- _RECORDED DATA_
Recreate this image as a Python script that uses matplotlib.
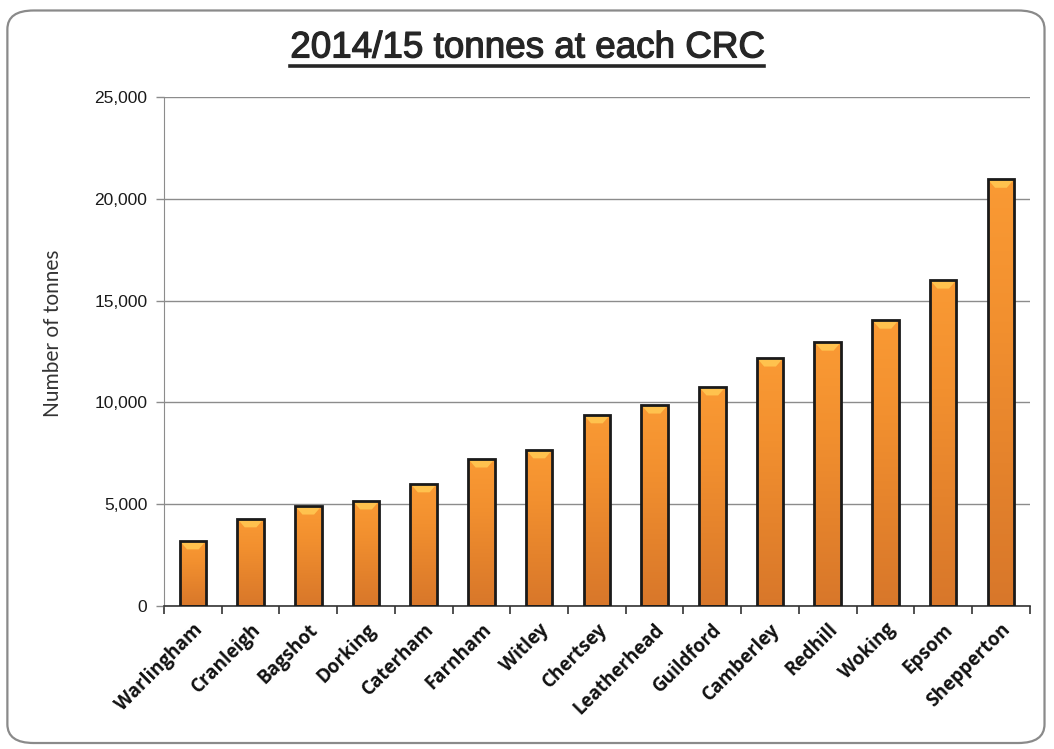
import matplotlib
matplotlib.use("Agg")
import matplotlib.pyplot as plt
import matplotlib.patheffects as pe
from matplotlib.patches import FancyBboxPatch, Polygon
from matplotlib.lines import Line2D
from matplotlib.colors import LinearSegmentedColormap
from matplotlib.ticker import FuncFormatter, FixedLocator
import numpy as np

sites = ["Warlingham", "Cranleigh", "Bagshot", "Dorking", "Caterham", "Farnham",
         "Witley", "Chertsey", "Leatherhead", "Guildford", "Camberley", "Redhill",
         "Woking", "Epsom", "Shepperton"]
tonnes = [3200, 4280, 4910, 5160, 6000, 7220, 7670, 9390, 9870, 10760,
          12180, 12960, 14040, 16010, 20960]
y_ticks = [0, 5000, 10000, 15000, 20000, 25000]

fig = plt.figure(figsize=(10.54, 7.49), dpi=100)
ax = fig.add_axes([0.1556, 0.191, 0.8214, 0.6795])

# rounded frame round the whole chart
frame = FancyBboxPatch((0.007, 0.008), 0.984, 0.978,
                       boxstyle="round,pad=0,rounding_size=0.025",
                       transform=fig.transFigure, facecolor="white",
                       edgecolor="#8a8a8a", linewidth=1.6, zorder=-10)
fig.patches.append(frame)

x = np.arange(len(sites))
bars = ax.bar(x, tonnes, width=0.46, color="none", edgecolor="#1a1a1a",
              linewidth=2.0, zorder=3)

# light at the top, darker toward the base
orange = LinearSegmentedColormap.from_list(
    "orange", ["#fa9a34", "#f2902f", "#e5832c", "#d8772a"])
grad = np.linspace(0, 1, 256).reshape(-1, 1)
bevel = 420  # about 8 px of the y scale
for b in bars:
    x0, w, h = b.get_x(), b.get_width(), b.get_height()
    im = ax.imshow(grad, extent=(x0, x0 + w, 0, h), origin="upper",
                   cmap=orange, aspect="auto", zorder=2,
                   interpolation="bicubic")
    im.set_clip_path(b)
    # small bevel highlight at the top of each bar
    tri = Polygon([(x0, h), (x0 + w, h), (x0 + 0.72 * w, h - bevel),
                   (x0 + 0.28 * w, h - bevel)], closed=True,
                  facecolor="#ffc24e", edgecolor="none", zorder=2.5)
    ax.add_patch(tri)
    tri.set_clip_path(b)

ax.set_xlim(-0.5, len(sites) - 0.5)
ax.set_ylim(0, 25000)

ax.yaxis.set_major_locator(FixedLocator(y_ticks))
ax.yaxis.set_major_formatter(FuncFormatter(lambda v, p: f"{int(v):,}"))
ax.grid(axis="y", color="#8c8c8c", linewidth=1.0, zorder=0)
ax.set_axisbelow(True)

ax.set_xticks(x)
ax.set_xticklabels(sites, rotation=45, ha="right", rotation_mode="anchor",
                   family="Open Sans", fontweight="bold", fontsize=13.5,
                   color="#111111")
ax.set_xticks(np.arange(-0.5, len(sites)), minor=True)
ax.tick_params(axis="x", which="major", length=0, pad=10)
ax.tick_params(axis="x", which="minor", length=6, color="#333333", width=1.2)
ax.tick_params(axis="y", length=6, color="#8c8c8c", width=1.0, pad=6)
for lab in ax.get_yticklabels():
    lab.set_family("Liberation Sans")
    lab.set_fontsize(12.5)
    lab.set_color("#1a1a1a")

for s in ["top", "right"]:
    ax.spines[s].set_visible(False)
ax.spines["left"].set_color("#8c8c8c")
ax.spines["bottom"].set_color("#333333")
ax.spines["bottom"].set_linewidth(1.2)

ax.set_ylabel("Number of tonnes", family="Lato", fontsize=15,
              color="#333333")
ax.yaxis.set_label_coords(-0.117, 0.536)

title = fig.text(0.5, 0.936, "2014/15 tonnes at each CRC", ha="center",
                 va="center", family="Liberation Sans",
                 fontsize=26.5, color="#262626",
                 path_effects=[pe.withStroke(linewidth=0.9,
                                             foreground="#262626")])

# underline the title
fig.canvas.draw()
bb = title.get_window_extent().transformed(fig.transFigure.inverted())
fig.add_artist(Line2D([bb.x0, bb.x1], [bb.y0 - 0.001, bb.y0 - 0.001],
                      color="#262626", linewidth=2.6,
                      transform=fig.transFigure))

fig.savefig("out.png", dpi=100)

- _SET EXERCISE_
Please take the lines from the beginning of the data above through the line holding "import numpy as np" and transcribe them exactly, without any pictures.

- _SOLVED EXERCISE_
Recreate this image as a Python script that uses matplotlib.
import matplotlib
matplotlib.use("Agg")
import matplotlib.pyplot as plt
import matplotlib.patheffects as pe
from matplotlib.patches import FancyBboxPatch, Polygon
from matplotlib.lines import Line2D
from matplotlib.colors import LinearSegmentedColormap
from matplotlib.ticker import FuncFormatter, FixedLocator
import numpy as np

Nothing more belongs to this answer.